[Start]

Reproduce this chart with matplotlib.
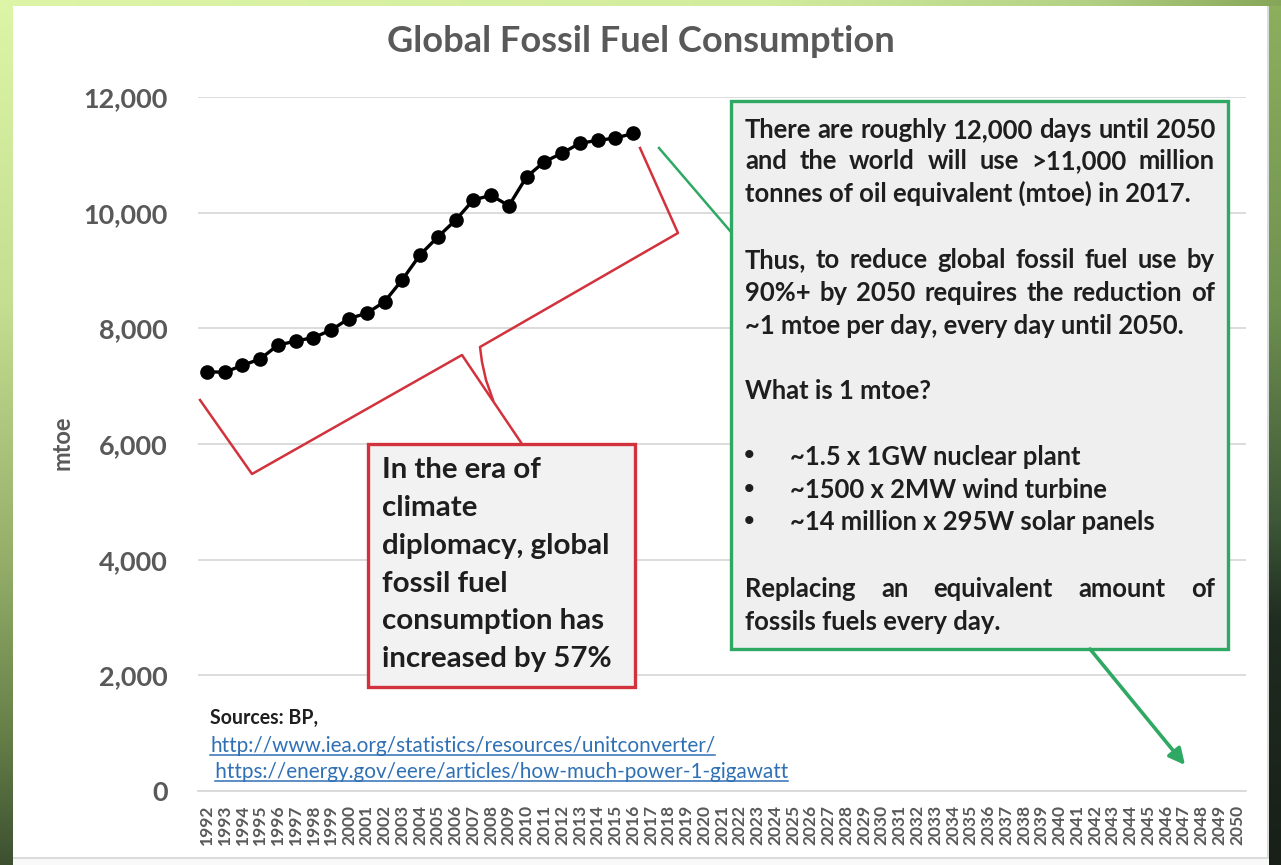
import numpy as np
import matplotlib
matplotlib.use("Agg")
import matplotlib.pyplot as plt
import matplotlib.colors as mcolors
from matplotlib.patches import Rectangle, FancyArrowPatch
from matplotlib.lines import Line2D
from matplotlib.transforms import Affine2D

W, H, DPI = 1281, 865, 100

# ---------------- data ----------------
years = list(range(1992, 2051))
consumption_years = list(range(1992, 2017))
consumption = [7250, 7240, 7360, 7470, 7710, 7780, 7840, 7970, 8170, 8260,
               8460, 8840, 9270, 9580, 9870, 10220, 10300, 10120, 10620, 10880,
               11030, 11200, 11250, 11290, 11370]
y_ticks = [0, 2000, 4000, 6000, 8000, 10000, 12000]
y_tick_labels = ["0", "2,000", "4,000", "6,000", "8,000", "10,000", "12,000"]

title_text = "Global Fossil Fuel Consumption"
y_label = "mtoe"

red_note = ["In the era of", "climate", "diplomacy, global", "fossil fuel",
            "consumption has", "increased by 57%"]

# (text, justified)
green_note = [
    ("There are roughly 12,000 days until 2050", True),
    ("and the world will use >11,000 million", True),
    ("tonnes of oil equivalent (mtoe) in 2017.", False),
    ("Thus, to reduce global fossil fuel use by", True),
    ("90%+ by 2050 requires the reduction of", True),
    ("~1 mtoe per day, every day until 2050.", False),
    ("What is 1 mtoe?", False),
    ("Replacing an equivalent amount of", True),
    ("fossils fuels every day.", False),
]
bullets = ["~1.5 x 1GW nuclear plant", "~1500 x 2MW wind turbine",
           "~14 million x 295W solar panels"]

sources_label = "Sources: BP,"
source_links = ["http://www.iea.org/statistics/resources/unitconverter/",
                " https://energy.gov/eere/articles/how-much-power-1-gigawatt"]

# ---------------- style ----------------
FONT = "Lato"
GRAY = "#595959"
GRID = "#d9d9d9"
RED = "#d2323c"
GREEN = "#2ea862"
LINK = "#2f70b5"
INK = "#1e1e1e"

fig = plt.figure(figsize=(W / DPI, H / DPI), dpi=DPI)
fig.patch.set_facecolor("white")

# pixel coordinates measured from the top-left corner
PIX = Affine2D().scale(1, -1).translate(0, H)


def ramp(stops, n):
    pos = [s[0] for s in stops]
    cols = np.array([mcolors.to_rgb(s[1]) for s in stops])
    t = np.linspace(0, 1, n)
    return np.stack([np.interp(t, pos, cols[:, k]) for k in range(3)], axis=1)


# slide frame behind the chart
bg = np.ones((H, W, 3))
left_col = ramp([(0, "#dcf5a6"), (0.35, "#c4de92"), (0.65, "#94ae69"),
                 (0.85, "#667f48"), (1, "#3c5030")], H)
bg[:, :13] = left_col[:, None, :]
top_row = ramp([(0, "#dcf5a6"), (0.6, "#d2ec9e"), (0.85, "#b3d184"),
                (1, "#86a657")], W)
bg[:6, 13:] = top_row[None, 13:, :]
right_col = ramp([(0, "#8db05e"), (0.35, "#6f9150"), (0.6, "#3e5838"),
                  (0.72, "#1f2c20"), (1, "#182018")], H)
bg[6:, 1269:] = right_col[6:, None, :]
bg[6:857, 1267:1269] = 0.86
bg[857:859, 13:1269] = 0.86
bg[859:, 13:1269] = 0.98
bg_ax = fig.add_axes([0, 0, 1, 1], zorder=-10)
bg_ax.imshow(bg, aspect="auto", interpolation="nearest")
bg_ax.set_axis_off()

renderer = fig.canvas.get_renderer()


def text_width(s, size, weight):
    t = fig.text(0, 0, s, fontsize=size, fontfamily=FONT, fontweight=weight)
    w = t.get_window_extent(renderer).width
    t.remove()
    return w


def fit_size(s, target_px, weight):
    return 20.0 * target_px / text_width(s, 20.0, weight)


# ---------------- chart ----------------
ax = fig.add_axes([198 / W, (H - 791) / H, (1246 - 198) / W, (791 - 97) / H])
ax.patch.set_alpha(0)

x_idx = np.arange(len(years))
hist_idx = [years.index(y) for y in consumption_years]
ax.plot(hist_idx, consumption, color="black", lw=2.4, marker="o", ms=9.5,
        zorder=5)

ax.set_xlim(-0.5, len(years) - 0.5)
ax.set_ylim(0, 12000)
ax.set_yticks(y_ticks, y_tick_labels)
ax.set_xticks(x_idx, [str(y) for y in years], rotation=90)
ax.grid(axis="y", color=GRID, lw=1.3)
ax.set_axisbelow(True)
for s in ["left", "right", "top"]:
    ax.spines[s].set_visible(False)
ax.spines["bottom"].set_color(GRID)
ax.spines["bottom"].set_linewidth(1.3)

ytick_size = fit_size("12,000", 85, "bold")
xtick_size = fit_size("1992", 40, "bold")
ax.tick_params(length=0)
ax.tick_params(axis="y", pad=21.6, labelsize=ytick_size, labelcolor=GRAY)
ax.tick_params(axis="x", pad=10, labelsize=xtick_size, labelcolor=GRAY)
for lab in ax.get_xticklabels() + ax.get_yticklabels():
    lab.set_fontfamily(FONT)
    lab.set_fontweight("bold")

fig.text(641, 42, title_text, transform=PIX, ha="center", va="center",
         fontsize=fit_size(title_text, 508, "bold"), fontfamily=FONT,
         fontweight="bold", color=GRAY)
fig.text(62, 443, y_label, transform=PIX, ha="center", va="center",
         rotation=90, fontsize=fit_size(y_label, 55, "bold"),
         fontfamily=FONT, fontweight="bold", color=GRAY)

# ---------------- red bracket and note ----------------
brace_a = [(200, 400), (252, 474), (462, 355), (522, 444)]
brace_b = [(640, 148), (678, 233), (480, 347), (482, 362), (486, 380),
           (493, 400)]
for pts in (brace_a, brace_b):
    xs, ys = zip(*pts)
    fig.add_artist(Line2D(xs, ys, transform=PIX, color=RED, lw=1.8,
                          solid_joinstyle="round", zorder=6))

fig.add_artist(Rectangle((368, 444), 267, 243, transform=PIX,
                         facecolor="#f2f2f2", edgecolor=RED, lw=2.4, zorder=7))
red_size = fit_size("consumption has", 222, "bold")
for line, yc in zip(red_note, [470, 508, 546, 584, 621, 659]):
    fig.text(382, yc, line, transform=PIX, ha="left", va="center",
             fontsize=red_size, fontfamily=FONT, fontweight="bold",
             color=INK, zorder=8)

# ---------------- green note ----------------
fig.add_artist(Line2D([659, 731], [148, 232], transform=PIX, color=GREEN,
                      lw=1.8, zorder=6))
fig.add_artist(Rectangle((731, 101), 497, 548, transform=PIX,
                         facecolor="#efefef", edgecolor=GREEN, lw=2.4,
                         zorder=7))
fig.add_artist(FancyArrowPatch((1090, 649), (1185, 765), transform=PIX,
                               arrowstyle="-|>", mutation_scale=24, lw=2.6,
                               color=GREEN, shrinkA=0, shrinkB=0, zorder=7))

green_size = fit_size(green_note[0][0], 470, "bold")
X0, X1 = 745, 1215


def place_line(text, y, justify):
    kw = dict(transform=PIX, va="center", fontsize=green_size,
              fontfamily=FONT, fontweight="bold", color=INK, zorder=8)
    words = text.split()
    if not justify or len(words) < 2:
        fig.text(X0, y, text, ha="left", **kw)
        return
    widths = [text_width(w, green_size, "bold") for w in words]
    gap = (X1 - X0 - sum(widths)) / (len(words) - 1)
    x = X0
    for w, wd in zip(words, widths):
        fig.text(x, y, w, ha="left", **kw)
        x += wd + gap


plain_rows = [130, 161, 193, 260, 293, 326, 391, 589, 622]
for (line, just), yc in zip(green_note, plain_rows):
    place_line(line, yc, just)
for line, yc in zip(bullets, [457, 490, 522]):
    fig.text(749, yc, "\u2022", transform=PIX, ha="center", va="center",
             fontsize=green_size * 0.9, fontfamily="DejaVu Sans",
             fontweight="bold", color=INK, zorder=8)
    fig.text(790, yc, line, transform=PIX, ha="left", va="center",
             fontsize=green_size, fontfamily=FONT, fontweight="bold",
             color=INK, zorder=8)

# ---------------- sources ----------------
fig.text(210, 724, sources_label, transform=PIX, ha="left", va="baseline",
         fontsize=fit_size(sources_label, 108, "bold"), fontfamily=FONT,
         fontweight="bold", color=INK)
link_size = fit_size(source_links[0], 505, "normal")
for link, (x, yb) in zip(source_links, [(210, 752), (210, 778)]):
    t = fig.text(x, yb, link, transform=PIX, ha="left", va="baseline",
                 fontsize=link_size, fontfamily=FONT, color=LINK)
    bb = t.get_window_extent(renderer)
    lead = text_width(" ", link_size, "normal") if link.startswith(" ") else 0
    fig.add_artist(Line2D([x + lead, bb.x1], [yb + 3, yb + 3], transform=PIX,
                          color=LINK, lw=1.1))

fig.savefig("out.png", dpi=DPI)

[End]

**Aim**:
Return the material line for line, from its beginning to the line that contains "W, H, DPI = 1281, 865, 100", with the pictures left out.

**Answer to the exercise**:
Reproduce this chart with matplotlib.
import numpy as np
import matplotlib
matplotlib.use("Agg")
import matplotlib.pyplot as plt
import matplotlib.colors as mcolors
from matplotlib.patches import Rectangle, FancyArrowPatch
from matplotlib.lines import Line2D
from matplotlib.transforms import Affine2D

W, H, DPI = 1281, 865, 100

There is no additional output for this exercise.